When school returned in the fall, teachers in Fouke began to implement the LDC framework in their classrooms. While their LDC training provided a foundation, some of the teachers struggled with developing the instructional strategies for the mini-tasks. Harris’s position as a literacy coach provided her with the opportunity to meet with them individually on a regular basis to help them develop their tasks. Her work with LDC also led her to work with teachers outside of English language arts, as social studies and science teachers began to come to her for literacy instruction to help them implement the Common Core State Standards. “Karen went above and beyond as a literacy coach,” says Carol Ann Duke, lead SREB literacy consultant in Arkansas. “She made LDC implementation a ‘we’ experience. Everything her teachers were asked to do, she was right by their side to support them.”
When local administrators worried that simultaneously implementing project-based learning (PBL) and LDC might prove too much for the faculty and students, Karen immediately stepped in to argue for LDC’s value. A group of individuals, including the principal, Harris, and SREB literacy instructor Linda Mabe, discussed the school’s next steps. Harris explained to the group how LDC and PBL could work together to increase student achievement. “We threw around many ideas,” says Harris. “Finally, we all came to the conclusion that LDC fits with PBL. There is a place in our school for the two.”
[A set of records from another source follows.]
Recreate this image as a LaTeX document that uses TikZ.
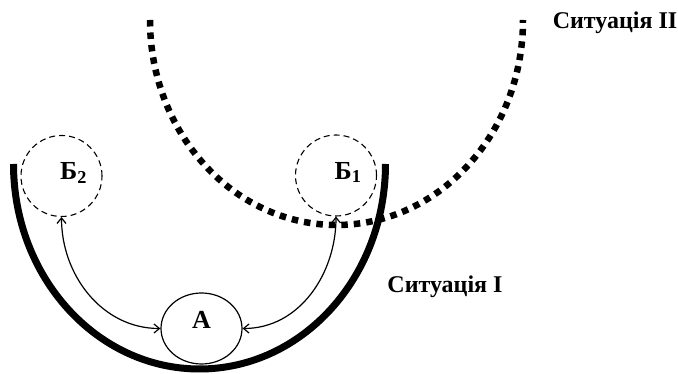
\documentclass[tikz,border=0pt]{standalone}
\usepackage{fontspec}
\setmainfont{Liberation Serif}
\usetikzlibrary{arrows.meta,shapes.geometric}

\begin{document}
\begin{tikzpicture}[x=1pt,y=1pt,>={Straight Barb[length=5.5pt,width=9pt]},
    bkrug/.style={circle,draw,dash pattern=on 6pt off 4pt,line width=1.1pt,minimum size=81pt,inner sep=0pt},
    litera/.style={font=\fontsize{26}{30}\selectfont\bfseries},
    napys/.style={font=\fontsize{24}{28}\selectfont\bfseries,anchor=base}]
  \useasboundingbox (0,0) rectangle (678,374);
  % situatsiia I
  \draw[line width=7pt] (13.5,210) arc[start angle=180,end angle=360,x radius=186,y radius=205];
  % situatsiia II
  \draw[line width=6.5pt,dash pattern=on 6.5pt off 6pt] (150,354) arc[start angle=180,end angle=360,x radius=186.5,y radius=205];
  \node[bkrug,label={[litera,xshift=12pt,yshift=3pt]center:Б\textsubscript{2}}] (b2) at (61.5,198) {};
  \node[bkrug,label={[litera,xshift=12pt,yshift=3pt]center:Б\textsubscript{1}}] (b1) at (336,198.5) {};
  \node[ellipse,draw,line width=1.2pt,minimum width=81pt,minimum height=71pt,inner sep=0pt,
        label={[litera,yshift=9pt]center:А}] (a) at (201.5,45.5) {};
  \draw[<->,line width=1.2pt] (b2.south) to[out=-90,in=180] (a.west);
  \draw[<->,line width=1.2pt] (b1.south) to[out=-90,in=0] (a.east);
  \node[napys] (sit2) at (615,345) {Ситуація II};
  \node[napys] (sit1) at (445,81) {Ситуація I};
\end{tikzpicture}
\end{document}
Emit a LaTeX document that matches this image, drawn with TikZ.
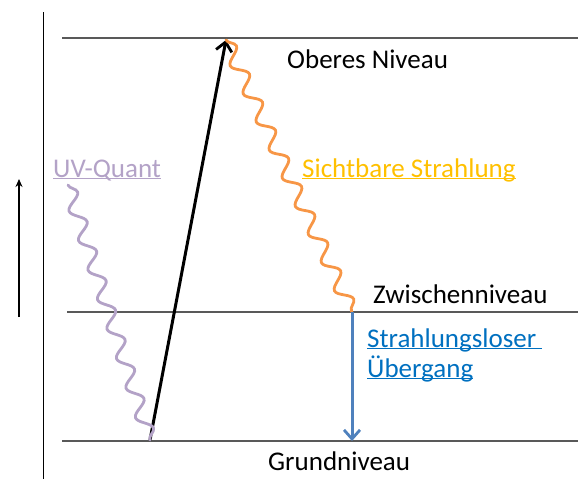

Since then, Harris has found that LDC not only meshes well with PBL, but also provides an essential framework for a PBL unit. She has worked with Mabe to continue to link PBL and LDC in her school. She has seen an impact on the teachers using LDC this school year. “Our teachers have spent more time formulating and looking at those essential questions to ask students and engage them in thinking more deeply about topics,” says Harris. She is also seeing new collaboration among the teachers, and is working with teachers across subjects who share students to coordinate their units.